# RECORD EXCERPTS
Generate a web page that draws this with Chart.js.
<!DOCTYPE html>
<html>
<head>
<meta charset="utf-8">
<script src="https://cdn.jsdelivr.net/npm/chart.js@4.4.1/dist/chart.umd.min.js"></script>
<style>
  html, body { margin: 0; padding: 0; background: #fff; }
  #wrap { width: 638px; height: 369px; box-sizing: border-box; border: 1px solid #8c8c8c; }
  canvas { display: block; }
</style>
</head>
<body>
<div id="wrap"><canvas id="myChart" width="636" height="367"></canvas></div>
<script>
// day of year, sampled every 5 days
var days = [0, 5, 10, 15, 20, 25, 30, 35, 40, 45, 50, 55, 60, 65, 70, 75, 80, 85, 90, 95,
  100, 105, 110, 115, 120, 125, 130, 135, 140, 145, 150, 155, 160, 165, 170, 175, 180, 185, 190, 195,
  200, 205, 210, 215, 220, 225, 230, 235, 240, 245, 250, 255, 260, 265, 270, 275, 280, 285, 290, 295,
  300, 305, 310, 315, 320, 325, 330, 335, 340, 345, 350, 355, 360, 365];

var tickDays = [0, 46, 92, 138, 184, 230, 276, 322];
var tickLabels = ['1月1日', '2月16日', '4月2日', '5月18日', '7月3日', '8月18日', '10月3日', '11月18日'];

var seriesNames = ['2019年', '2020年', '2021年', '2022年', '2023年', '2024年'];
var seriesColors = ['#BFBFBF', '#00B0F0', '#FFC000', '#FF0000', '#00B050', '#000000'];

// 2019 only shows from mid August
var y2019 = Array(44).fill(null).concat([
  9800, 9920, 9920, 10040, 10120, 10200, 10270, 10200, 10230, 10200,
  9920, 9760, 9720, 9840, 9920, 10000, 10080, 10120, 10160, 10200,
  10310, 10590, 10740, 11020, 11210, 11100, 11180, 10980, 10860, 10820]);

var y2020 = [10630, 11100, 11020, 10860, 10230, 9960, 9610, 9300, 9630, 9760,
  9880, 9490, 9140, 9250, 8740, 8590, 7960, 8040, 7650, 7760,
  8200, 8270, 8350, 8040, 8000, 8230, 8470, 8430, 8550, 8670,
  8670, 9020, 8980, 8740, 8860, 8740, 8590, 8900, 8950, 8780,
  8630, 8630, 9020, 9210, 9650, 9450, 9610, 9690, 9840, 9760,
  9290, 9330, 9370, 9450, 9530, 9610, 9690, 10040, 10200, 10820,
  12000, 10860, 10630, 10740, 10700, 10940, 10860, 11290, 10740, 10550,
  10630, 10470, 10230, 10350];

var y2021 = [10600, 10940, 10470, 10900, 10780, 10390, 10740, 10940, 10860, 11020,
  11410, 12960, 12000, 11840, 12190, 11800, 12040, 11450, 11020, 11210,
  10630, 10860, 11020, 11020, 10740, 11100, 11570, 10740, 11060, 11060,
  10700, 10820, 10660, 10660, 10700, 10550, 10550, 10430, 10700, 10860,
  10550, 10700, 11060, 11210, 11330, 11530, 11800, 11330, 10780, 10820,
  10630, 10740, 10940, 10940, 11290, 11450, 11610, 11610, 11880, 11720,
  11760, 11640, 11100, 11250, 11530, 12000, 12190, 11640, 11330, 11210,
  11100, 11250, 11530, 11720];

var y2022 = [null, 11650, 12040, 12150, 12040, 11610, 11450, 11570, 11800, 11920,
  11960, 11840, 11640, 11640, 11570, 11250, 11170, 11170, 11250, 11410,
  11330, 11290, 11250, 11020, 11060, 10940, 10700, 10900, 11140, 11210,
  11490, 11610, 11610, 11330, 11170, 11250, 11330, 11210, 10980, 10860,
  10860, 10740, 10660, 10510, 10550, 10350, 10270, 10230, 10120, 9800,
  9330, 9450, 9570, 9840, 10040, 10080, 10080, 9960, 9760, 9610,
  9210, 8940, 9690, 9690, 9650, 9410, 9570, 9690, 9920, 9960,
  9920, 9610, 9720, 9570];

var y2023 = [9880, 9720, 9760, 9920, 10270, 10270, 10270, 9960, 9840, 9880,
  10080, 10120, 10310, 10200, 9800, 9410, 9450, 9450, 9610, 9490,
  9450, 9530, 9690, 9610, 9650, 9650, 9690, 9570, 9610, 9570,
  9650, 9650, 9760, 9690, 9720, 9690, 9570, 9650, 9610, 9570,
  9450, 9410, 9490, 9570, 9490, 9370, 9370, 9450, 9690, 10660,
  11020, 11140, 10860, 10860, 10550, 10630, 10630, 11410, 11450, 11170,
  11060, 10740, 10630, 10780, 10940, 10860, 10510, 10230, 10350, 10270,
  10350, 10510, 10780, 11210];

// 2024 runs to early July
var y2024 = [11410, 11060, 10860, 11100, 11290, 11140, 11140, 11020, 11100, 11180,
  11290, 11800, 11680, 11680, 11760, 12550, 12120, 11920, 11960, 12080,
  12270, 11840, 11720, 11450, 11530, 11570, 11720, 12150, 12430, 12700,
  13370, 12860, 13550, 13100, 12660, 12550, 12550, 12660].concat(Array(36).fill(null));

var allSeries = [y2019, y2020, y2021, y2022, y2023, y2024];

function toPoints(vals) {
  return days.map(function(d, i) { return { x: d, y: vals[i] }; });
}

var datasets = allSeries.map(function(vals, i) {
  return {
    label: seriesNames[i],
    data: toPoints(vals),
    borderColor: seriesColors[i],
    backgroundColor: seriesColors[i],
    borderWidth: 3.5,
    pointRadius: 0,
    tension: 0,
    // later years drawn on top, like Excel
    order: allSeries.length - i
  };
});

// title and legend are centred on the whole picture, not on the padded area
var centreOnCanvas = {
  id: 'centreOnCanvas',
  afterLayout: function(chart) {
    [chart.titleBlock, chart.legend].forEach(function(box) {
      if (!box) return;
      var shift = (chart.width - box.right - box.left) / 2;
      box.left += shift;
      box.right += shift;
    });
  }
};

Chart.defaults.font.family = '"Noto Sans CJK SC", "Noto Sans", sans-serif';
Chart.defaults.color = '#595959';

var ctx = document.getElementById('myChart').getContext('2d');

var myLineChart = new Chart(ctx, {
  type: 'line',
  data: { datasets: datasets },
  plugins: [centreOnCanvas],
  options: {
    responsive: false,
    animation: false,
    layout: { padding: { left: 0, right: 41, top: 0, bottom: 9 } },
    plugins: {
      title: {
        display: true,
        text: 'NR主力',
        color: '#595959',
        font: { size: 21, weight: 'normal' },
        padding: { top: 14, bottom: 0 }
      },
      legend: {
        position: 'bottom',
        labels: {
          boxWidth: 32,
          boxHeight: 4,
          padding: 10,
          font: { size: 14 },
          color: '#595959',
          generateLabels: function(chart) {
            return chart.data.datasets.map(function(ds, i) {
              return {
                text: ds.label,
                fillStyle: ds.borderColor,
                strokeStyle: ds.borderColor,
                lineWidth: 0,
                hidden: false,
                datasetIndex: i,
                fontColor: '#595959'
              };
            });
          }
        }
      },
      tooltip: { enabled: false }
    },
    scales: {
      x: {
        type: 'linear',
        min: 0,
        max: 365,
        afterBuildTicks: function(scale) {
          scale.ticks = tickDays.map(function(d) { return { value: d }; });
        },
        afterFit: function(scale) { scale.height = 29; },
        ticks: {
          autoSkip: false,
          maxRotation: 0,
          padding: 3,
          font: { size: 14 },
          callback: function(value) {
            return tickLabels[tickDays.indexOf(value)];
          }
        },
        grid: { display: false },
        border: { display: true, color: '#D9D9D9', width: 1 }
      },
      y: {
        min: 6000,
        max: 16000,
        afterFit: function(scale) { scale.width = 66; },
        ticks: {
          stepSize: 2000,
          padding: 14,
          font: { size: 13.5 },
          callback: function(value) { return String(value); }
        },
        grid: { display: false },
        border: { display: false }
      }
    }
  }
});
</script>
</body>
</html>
==
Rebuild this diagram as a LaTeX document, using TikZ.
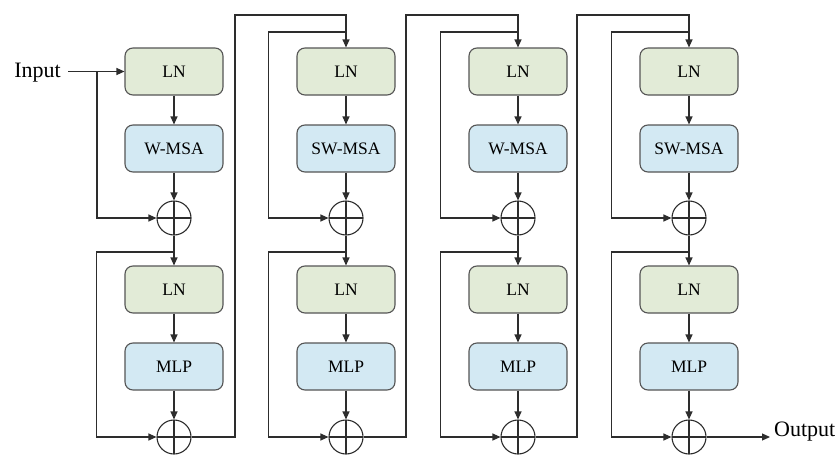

# WHAT TO PRODUCE
Say the number of lines in the records above that include the string "this", and no more.

# RESULT BELOW
2